Gambas al Ajillo con Polenta
Prep Time: 20 min | Cook Time: 5 min | Servings: 4 servings | Difficulty: Easy

For the shrimp:
1/4 cup olive oil
1/4 cup unsalted butter (Don’t cook with salted butter!)
1 1/2 lbs shrimp, peeled and deveined (the smaller and sweeter, the better)
6-8 garlic cloves (more if you are a garlic lover)
1 lemon, juiced and zested
1 teaspoon pimentón (Spanish smoked paprika – recommended brand is “Pimentón el Ángel”)
1/2 teaspoon red pepper flakes
4 tablespoons flat leaf parsley, chopped
1 bay leaf
1 teaspoon salt
1/2 teaspoon ground black pepper

For the polenta:
1 cup raw polenta (recommended brand is “De la Estancia”)
1 cup freshly grated Parmigiano Reggiano
3 cups chicken stock (or a bit more if you like your polenta creamier)

3/4 teaspoon salt

Mince the garlic as finely as you can, and place it in a small bowl.

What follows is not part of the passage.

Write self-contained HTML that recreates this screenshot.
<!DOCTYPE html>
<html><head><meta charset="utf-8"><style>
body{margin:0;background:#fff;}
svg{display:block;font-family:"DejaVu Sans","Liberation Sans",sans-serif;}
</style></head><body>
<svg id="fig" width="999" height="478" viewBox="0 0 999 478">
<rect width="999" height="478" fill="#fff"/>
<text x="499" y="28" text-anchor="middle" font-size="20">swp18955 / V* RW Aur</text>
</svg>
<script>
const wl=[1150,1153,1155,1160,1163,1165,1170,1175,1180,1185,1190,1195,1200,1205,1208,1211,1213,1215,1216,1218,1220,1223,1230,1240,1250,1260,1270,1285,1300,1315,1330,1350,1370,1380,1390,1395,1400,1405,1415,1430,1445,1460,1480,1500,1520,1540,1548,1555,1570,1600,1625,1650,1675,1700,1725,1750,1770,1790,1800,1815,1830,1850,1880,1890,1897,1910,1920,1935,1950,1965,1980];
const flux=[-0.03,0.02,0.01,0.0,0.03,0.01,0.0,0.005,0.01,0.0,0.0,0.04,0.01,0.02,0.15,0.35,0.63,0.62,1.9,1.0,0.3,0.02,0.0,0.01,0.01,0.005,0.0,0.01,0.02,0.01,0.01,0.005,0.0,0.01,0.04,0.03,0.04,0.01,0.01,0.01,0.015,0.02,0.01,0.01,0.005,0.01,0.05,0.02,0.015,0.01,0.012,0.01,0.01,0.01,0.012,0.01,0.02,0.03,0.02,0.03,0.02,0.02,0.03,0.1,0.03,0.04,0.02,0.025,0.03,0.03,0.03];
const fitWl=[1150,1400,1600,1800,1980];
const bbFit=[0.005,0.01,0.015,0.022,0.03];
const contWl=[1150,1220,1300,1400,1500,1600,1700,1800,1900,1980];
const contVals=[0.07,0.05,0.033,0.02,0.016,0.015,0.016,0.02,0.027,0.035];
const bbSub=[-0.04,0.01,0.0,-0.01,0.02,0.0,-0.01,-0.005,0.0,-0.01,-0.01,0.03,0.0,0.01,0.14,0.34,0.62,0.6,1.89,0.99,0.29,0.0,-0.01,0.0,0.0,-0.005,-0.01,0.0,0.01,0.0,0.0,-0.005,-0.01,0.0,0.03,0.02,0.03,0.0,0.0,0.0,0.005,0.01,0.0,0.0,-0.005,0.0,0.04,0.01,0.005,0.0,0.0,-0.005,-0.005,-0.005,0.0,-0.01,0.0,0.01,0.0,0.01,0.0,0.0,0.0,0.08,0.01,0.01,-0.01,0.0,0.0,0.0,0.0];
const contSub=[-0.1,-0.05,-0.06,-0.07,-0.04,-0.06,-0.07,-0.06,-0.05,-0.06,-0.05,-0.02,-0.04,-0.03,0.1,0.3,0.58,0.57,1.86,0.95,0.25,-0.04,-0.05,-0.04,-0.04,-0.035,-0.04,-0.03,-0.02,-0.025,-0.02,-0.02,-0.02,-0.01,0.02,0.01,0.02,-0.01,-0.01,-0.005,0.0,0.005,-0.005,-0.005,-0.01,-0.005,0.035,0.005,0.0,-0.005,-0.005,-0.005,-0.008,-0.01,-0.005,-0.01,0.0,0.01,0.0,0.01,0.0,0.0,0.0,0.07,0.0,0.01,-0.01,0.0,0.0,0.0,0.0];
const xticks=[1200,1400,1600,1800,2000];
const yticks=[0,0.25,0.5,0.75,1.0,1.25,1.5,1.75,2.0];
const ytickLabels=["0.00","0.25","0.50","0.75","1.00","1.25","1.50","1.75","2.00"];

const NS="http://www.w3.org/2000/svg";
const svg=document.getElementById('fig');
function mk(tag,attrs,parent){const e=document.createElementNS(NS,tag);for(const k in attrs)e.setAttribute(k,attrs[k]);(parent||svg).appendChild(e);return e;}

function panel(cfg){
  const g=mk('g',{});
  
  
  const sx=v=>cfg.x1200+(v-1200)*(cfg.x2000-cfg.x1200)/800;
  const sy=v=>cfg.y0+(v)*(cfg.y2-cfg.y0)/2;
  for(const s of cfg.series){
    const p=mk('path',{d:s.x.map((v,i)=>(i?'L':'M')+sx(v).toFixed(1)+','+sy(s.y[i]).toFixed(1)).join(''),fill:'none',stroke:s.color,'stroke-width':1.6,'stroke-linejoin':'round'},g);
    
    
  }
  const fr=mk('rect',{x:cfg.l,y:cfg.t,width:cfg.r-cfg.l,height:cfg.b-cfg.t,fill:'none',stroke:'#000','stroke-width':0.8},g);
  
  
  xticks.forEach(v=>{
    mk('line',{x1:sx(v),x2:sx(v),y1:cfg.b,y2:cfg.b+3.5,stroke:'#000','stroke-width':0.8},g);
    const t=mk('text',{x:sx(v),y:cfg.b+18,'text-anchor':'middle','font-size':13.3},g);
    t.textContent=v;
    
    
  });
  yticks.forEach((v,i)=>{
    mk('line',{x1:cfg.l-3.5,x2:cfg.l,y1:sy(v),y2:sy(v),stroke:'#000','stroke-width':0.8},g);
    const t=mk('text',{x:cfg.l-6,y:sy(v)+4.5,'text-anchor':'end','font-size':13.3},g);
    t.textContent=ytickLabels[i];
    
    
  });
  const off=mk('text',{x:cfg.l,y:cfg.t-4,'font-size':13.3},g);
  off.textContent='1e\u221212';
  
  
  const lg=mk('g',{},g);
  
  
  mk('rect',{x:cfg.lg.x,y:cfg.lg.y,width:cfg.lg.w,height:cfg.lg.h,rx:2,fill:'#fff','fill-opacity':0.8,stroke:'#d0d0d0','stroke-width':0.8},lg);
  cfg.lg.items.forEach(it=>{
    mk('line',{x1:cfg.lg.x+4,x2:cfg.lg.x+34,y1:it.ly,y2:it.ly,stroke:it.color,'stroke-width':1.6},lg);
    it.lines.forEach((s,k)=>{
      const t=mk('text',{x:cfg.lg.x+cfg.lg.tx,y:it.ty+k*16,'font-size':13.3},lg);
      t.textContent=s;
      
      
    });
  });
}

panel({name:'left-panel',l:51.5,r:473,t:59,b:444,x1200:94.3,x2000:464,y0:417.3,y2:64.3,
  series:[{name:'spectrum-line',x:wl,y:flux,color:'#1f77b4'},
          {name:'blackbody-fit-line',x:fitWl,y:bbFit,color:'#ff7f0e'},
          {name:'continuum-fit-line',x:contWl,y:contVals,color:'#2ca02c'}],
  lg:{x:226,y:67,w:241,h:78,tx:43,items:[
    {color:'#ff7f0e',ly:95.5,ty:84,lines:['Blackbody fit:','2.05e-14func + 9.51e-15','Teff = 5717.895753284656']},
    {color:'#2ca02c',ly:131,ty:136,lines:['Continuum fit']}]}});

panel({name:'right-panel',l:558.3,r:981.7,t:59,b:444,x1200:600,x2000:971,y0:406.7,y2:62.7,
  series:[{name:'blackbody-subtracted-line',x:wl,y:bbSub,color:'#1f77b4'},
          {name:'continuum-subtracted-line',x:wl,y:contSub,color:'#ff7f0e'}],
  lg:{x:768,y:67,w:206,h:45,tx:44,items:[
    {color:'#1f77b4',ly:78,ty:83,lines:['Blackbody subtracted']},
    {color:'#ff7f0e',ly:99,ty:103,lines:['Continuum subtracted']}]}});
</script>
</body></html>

Zest the lemon while it is still whole using a rasp or microplane, and place the zest in another small bowl.  Add the salt, black pepper, crushed red pepper, and pimentón to the lemon zest and stir lightly to combine.

Juice the lemon and put the juice aside.

Chop the parsley leaves and put aside.

Prepare the polenta according to the package directions but with the bumped up amount of cheese listed above. Set aside for a few minutes while the shrimp cook. You may reserve a small amount of additional chicken stock to loosen up the polenta prior to service if desired.

In a wide, shallow sauté pan over high heat, warm the olive oil and the butter.  As soon as the butter is completely melted and any foaming subsides, add the garlic and bay leaf and cook for 30 seconds.

Add the shrimp and spread out to a single layer in the pan.  Cook for 3 minutes, stirring a couple of times to ensure no raw areas remain.

After the time is up, turn off the heat, add the lemon juice and the zest/seasoning mixture.  Stir so that there are no shrimps that have a ton of the seasoning caked on them.  The stirring should lead to a uniform dark golden color for the sauce.

Add the chopped parsley, stir to combine completely, discard the bay leaf, and serve immediately over the polenta.